Promoting standards of openness in open source AI

The open source AI community should rally around standards of openness and transparency that uphold the four freedoms of open source: use, study, modify, and redistribute. The community should champion open release practices that uphold these freedoms, while promoting permissive licenses like the new OpenMDW license for models, Apache 2.0 or MIT for software, and the CDLA v2 or CC BY licenses for datasets.

 

Strengthening digital sovereignty through openness in AI

Participants highlighted how open source represents a tool for digital sovereignty. By embracing and investing in openness in AI, governments can simultaneously strengthen their AI capabilities and sovereignty, while also fostering participation and collaboration in the global open source AI community. Initiatives in Europe like OpenLLM Europe and OpenGPT-X exemplify how the collaborative development of open multilingual models can build up regional know-how in AI and provide sovereign alternatives that are specialized in regional languages and cultures. 

 

Advancing research and reproducibility

Open source is a pillar of AI research and reproducibility, yet the general lack of transparency in AI R&D severely limits scientific progress. Research institutes like BAAI and Ai2 and grassroots initiatives like EleutherAI, the BigScience Workshop, and LAION are concrete examples of the implementation of open science principles in open source AI development, from documenting their processes to sharing weights, code, and datasets for others to use, scrutinize, learn from, and build on their work. Looking forward, participants advocated for designing public research grants for AI R&D that incentivize require open science practices, as well as investing in public research infrastructure and open source AI applications in public benefit domains.

 

Facilitating enterprise adoption of open source AI solutions

Participants highlighted the need to bridge the gap between how well models perform on benchmarks in controlled research settings versus real-world, regulated contexts.
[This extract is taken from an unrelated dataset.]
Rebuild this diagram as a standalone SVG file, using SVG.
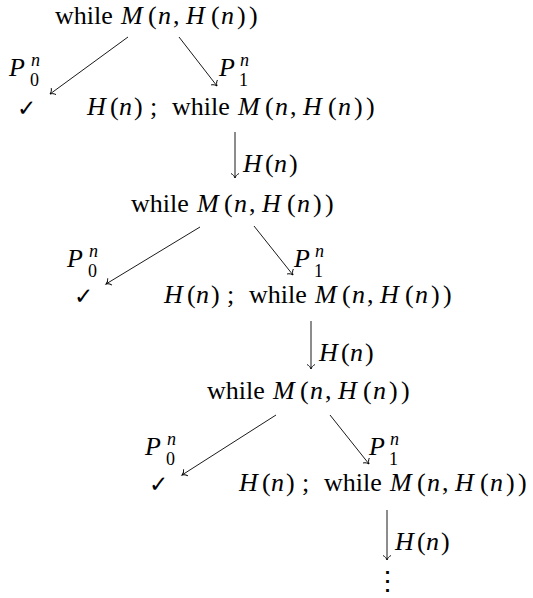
<svg xmlns="http://www.w3.org/2000/svg" width="533" height="598" viewBox="0 0 533 598" font-family="'Liberation Serif', 'Times New Roman', serif">
<style>
  text { font-family: 'Liberation Serif', 'Times New Roman', serif; font-size: 26px; fill: #000; }
  .i { font-style: italic; }
  .s { font-size: 18px; }
  .ck { font-family: 'DejaVu Sans', sans-serif; font-size: 23px; }
  .dots { font-family: 'DejaVu Serif', serif; font-size: 27px; }
  .edge { stroke: #000; stroke-width: 0.9; fill: none; marker-end: url(#to); }
</style>
<defs>
  <marker id="to" markerUnits="userSpaceOnUse" markerWidth="12" markerHeight="12" refX="0" refY="0" viewBox="-6 -6 12 12" orient="auto" overflow="visible">
    <path d="M-4.5,-4 C-3.4,-1.6 -1.2,-0.35 0,0 C-1.2,0.35 -3.4,1.6 -4.5,4" fill="none" stroke="#000" stroke-width="0.9"/>
  </marker>
</defs>

<!-- Level 1 -->
<g id="while1">
  <text y="24"><tspan x="55">while</tspan><tspan class="i" x="121">M</tspan><tspan x="148">(</tspan><tspan class="i" x="158">n</tspan><tspan x="173">,</tspan><tspan class="i" x="186">H</tspan><tspan x="211">(</tspan><tspan class="i" x="221">n</tspan><tspan x="237">)</tspan><tspan x="249">)</tspan></text>
</g>
<g id="check1"><text class="ck" x="17" y="116">✓</text></g>
<g id="body1">
  <text y="115"><tspan class="i" x="87">H</tspan><tspan x="110">(</tspan><tspan class="i" x="119">n</tspan><tspan x="134">)</tspan><tspan x="150">;</tspan><tspan x="172">while</tspan><tspan class="i" x="238">M</tspan><tspan x="265">(</tspan><tspan class="i" x="275">n</tspan><tspan x="290">,</tspan><tspan class="i" x="303">H</tspan><tspan x="328">(</tspan><tspan class="i" x="338">n</tspan><tspan x="354">)</tspan><tspan x="366">)</tspan></text>
</g>

<!-- Level 2 -->
<g id="while2">
  <text y="212"><tspan x="131">while</tspan><tspan class="i" x="197">M</tspan><tspan x="224">(</tspan><tspan class="i" x="234">n</tspan><tspan x="249">,</tspan><tspan class="i" x="262">H</tspan><tspan x="287">(</tspan><tspan class="i" x="297">n</tspan><tspan x="313">)</tspan><tspan x="325">)</tspan></text>
</g>
<g id="check2"><text class="ck" x="74" y="304">✓</text></g>
<g id="body2">
  <text y="303"><tspan class="i" x="164">H</tspan><tspan x="187">(</tspan><tspan class="i" x="196">n</tspan><tspan x="211">)</tspan><tspan x="227">;</tspan><tspan x="249">while</tspan><tspan class="i" x="315">M</tspan><tspan x="342">(</tspan><tspan class="i" x="352">n</tspan><tspan x="367">,</tspan><tspan class="i" x="380">H</tspan><tspan x="405">(</tspan><tspan class="i" x="415">n</tspan><tspan x="431">)</tspan><tspan x="443">)</tspan></text>
</g>

<!-- Level 3 -->
<g id="while3">
  <text y="399"><tspan x="207">while</tspan><tspan class="i" x="273">M</tspan><tspan x="300">(</tspan><tspan class="i" x="310">n</tspan><tspan x="325">,</tspan><tspan class="i" x="338">H</tspan><tspan x="363">(</tspan><tspan class="i" x="373">n</tspan><tspan x="389">)</tspan><tspan x="401">)</tspan></text>
</g>
<g id="check3"><text class="ck" x="149" y="492">✓</text></g>
<g id="body3">
  <text y="491"><tspan class="i" x="239">H</tspan><tspan x="262">(</tspan><tspan class="i" x="271">n</tspan><tspan x="286">)</tspan><tspan x="302">;</tspan><tspan x="324">while</tspan><tspan class="i" x="390">M</tspan><tspan x="417">(</tspan><tspan class="i" x="427">n</tspan><tspan x="442">,</tspan><tspan class="i" x="455">H</tspan><tspan x="480">(</tspan><tspan class="i" x="490">n</tspan><tspan x="506">)</tspan><tspan x="518">)</tspan></text>
</g>

<g id="vdots"><text class="dots" x="387" y="590" text-anchor="middle">⋮</text></g>

<!-- Connectors -->
<g id="connectors">
  <line class="edge" x1="128" y1="37" x2="50" y2="94"/>
  <line class="edge" x1="179" y1="37" x2="217" y2="86"/>
  <line class="edge" x1="235" y1="132" x2="235" y2="178"/>

  <line class="edge" x1="200" y1="227" x2="106" y2="284"/>
  <line class="edge" x1="254" y1="226" x2="293" y2="275"/>
  <line class="edge" x1="311" y1="321" x2="311" y2="369"/>

  <line class="edge" x1="276" y1="415" x2="182" y2="475"/>
  <line class="edge" x1="330" y1="415" x2="369" y2="464"/>
  <line class="edge" x1="387" y1="510" x2="387" y2="560"/>
</g>

<!-- Connector labels -->
<g id="edge-labels">
  <text class="i" x="9" y="76">P</text><text class="s i" x="31" y="66">n</text><text class="s" x="30" y="86">0</text>
  <text class="i" x="219" y="76">P</text><text class="s i" x="240" y="66">n</text><text class="s" x="239" y="86">1</text>
  <text y="172"><tspan class="i" x="243">H</tspan><tspan x="265">(</tspan><tspan class="i" x="274">n</tspan><tspan x="289">)</tspan></text>

  <text class="i" x="67" y="267">P</text><text class="s i" x="89" y="257">n</text><text class="s" x="88" y="277">0</text>
  <text class="i" x="294" y="267">P</text><text class="s i" x="315" y="257">n</text><text class="s" x="314" y="277">1</text>
  <text y="361"><tspan class="i" x="319">H</tspan><tspan x="341">(</tspan><tspan class="i" x="350">n</tspan><tspan x="365">)</tspan></text>

  <text class="i" x="145" y="455">P</text><text class="s i" x="167" y="445">n</text><text class="s" x="166" y="465">0</text>
  <text class="i" x="369" y="455">P</text><text class="s i" x="390" y="445">n</text><text class="s" x="389" y="465">1</text>
  <text y="550"><tspan class="i" x="395">H</tspan><tspan x="417">(</tspan><tspan class="i" x="426">n</tspan><tspan x="441">)</tspan></text>
</g>
</svg>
This includes developing evaluation tools and benchmarks, as well as improving the minimum level of transparency provided about model training processes to facilitate due diligence. In addition, companies should collaborate on the development of open source frameworks and open standards in emerging domains like AI agents before being prematurely locked into proprietary systems. Open source foundations were highlighted as organizations that provide neutral platforms and open governance that can facilitate such collaborations.

 

Promoting responsible practices in the open source community

Open source provides inherent advantages through transparency and distributed auditing, yet the speed of AI innovation demands proactive approaches to responsible development. This includes developing open source evaluation frameworks and benchmarks for AI safety, creating educational resources on responsible practices and regulatory compliance, and leading by example as practitioners. For example, the BigCode project trained StarCoder2, an open LLM for code, using Software Heritage's code archives in compliance with the latter’s ethical principles about training LLMs on their code archive. Subsequently, BigCode released the ethically trained model, the filtered Stack v2 training dataset, as well as a research paper detailing their code filtering process for others to use, study, learn from, and build on. 

 

A collaborative path forward

The forum's most important insight may be that these challenges require collaborative solutions. No single stakeholder group can address the challenges facing the open source AI ecosystem alone. Instead, success depends on building bridges between researchers and industry, governments and open source communities, local initiatives and global platforms. Towards this end, the recommendations in the report provide signposts that can guide the global community towards fostering a vibrant, collaborative, and sustainable open source AI ecosystem. 

 

Cailean Osborne, PhD, is a Senior Researcher at the Linux Foundation, where he conducts strategic research and advocacy for promoting openness in AI. He has a PhD in Social Data Science from the University of Oxford, where he wrote his thesis on collaboration dynamics in the open source AI ecosystem.